**DIRECTIONS FOR THIS TASK**
From the first line of the entries below through the line bearing "const ref = useRef<HTMLCanvasElement", write out each line exactly. Omit pictures.

**EXERCISE MATERIALS**
● ● ● ●
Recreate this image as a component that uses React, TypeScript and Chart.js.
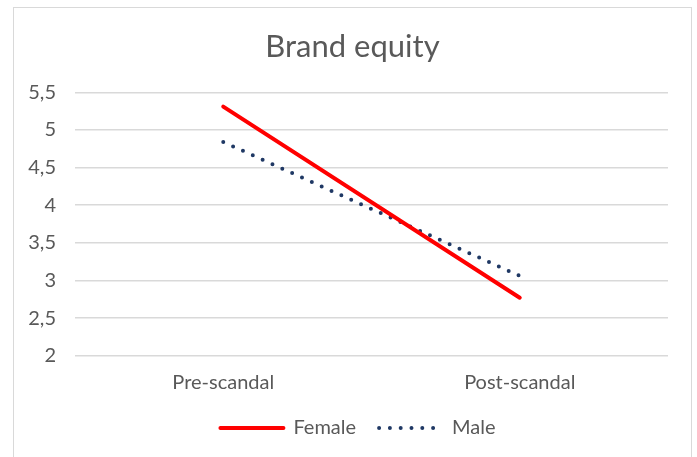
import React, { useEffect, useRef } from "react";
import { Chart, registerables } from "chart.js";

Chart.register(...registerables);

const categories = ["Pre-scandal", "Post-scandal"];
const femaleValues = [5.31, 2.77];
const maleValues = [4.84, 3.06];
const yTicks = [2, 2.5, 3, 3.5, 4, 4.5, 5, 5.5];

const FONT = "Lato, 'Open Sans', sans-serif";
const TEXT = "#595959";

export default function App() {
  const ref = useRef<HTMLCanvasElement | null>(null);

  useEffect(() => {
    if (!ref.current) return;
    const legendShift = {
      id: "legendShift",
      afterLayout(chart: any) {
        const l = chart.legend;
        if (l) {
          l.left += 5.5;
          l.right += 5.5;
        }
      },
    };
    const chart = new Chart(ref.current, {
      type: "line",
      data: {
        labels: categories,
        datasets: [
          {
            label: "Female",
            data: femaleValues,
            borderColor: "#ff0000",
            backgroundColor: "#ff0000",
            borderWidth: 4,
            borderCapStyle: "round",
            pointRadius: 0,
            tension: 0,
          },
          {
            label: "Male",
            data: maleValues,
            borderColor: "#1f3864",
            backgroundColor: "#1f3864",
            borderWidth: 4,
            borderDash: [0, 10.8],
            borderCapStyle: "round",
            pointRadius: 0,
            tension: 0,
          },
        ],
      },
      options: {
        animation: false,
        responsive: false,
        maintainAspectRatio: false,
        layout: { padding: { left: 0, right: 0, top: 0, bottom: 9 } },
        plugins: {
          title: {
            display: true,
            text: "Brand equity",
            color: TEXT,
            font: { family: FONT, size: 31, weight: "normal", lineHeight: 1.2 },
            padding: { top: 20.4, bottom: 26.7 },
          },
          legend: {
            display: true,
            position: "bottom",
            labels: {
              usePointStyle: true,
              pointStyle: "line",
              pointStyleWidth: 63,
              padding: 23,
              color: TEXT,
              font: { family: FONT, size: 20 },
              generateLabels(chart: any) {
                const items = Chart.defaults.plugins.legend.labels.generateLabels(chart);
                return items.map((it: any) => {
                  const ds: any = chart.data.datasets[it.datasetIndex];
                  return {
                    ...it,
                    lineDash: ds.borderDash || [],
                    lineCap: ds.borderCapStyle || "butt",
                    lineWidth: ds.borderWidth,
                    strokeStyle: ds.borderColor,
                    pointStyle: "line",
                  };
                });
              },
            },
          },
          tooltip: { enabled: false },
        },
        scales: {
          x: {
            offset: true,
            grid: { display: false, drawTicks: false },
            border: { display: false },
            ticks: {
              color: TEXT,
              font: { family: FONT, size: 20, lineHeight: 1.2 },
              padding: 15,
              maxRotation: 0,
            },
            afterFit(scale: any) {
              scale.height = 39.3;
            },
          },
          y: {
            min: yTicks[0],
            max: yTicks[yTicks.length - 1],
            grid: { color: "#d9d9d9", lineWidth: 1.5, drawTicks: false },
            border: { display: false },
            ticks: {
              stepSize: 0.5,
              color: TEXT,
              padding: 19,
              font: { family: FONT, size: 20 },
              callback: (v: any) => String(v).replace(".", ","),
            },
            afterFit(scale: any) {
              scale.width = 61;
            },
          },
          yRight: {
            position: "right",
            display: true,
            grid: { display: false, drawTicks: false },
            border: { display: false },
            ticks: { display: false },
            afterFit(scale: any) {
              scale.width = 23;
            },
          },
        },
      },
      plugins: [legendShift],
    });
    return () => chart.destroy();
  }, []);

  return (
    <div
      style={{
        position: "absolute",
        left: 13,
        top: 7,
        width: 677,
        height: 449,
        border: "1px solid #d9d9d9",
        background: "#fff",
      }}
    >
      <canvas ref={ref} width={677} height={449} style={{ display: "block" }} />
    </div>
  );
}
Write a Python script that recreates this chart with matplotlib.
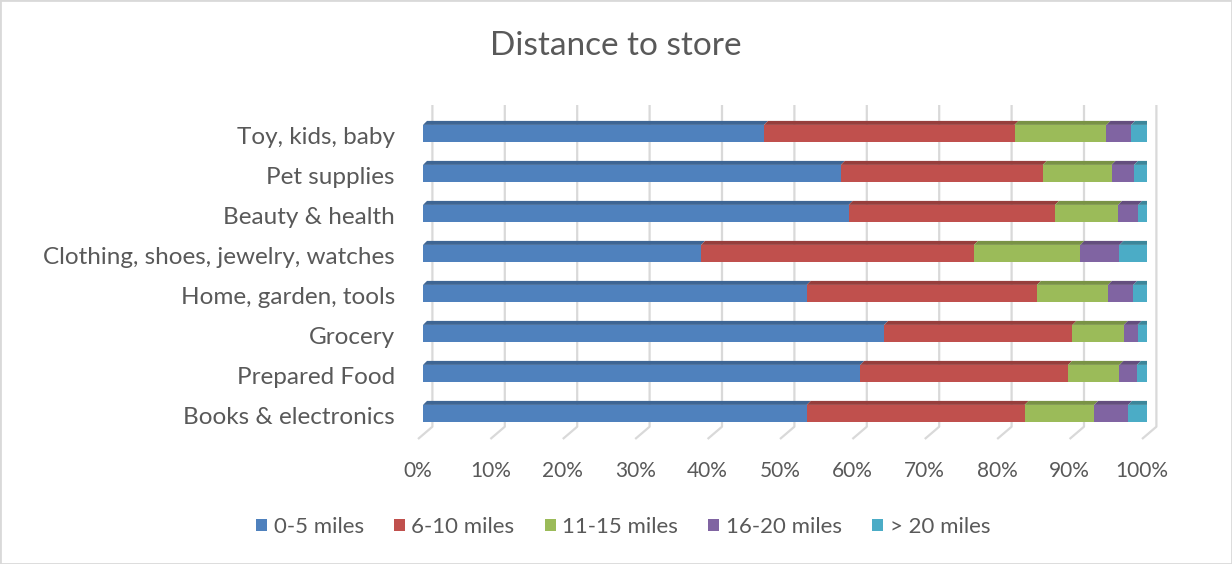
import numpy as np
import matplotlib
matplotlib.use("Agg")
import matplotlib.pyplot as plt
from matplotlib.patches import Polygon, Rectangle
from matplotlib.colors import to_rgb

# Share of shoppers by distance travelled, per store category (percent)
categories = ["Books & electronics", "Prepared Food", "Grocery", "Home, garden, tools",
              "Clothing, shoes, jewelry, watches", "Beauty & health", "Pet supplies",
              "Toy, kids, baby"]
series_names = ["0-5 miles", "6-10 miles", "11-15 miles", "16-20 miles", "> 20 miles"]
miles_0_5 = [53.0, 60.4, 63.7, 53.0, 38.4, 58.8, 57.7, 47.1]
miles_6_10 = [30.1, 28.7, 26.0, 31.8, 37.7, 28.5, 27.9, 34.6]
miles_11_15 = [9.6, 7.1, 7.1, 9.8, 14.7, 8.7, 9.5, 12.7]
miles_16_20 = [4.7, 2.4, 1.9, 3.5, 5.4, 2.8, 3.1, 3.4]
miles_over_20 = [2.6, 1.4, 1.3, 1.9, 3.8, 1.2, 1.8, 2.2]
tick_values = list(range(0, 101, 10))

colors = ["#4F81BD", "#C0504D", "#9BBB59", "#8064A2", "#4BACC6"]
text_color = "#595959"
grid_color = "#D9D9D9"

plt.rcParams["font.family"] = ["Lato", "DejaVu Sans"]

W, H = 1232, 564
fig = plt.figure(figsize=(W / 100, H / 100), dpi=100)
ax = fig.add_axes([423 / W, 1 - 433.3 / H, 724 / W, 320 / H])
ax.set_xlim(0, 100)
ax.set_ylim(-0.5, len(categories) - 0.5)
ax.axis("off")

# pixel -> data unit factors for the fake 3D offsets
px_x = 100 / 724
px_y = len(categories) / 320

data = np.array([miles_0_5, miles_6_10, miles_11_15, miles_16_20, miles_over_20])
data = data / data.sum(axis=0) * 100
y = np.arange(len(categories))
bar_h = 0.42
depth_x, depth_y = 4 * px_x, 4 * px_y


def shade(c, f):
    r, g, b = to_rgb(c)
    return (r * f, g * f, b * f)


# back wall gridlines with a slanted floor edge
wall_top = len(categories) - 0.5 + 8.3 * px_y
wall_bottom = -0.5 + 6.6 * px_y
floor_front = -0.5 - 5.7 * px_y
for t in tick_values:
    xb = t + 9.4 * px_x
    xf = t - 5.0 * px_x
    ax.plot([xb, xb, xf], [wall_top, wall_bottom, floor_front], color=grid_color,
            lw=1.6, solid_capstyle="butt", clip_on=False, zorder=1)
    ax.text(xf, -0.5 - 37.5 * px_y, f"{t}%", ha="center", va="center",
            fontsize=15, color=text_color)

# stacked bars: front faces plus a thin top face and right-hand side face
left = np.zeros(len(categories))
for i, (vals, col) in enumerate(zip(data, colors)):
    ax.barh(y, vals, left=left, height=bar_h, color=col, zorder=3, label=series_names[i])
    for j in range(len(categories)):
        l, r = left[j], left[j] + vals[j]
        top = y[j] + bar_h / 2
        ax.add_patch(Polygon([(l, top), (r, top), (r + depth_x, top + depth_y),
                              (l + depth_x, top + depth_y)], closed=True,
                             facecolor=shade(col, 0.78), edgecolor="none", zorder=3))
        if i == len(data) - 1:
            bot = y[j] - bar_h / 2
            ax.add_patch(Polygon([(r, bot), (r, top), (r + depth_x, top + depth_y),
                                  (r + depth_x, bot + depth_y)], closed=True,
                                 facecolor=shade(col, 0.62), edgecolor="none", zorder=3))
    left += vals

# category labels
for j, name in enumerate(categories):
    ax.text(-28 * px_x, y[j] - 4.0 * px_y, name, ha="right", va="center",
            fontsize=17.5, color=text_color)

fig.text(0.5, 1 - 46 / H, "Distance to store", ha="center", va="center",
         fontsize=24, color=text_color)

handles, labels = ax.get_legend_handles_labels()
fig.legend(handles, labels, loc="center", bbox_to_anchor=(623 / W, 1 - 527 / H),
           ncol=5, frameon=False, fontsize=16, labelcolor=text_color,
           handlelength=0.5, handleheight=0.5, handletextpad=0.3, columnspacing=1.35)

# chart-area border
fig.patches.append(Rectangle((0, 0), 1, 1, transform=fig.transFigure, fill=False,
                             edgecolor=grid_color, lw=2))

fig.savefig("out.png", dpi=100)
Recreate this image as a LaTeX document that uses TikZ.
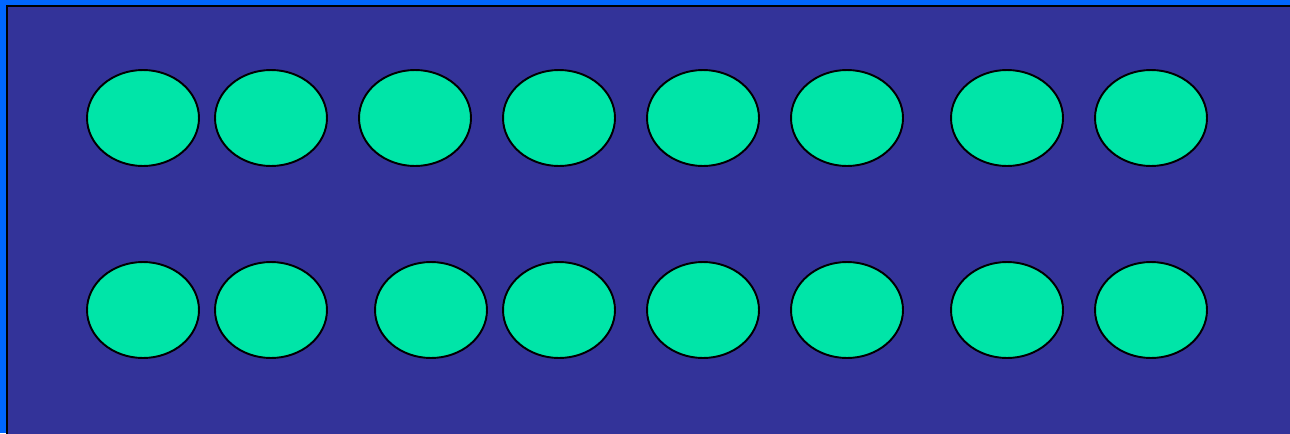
● ● ● ●
**RESPONSE TO THE EXERCISE**
Recreate this image as a component that uses React, TypeScript and Chart.js.
import React, { useEffect, useRef } from "react";
import { Chart, registerables } from "chart.js";

Chart.register(...registerables);

const categories = ["Pre-scandal", "Post-scandal"];
const femaleValues = [5.31, 2.77];
const maleValues = [4.84, 3.06];
const yTicks = [2, 2.5, 3, 3.5, 4, 4.5, 5, 5.5];

const FONT = "Lato, 'Open Sans', sans-serif";
const TEXT = "#595959";

export default function App() {
  const ref = useRef<HTMLCanvasElement | null>(null);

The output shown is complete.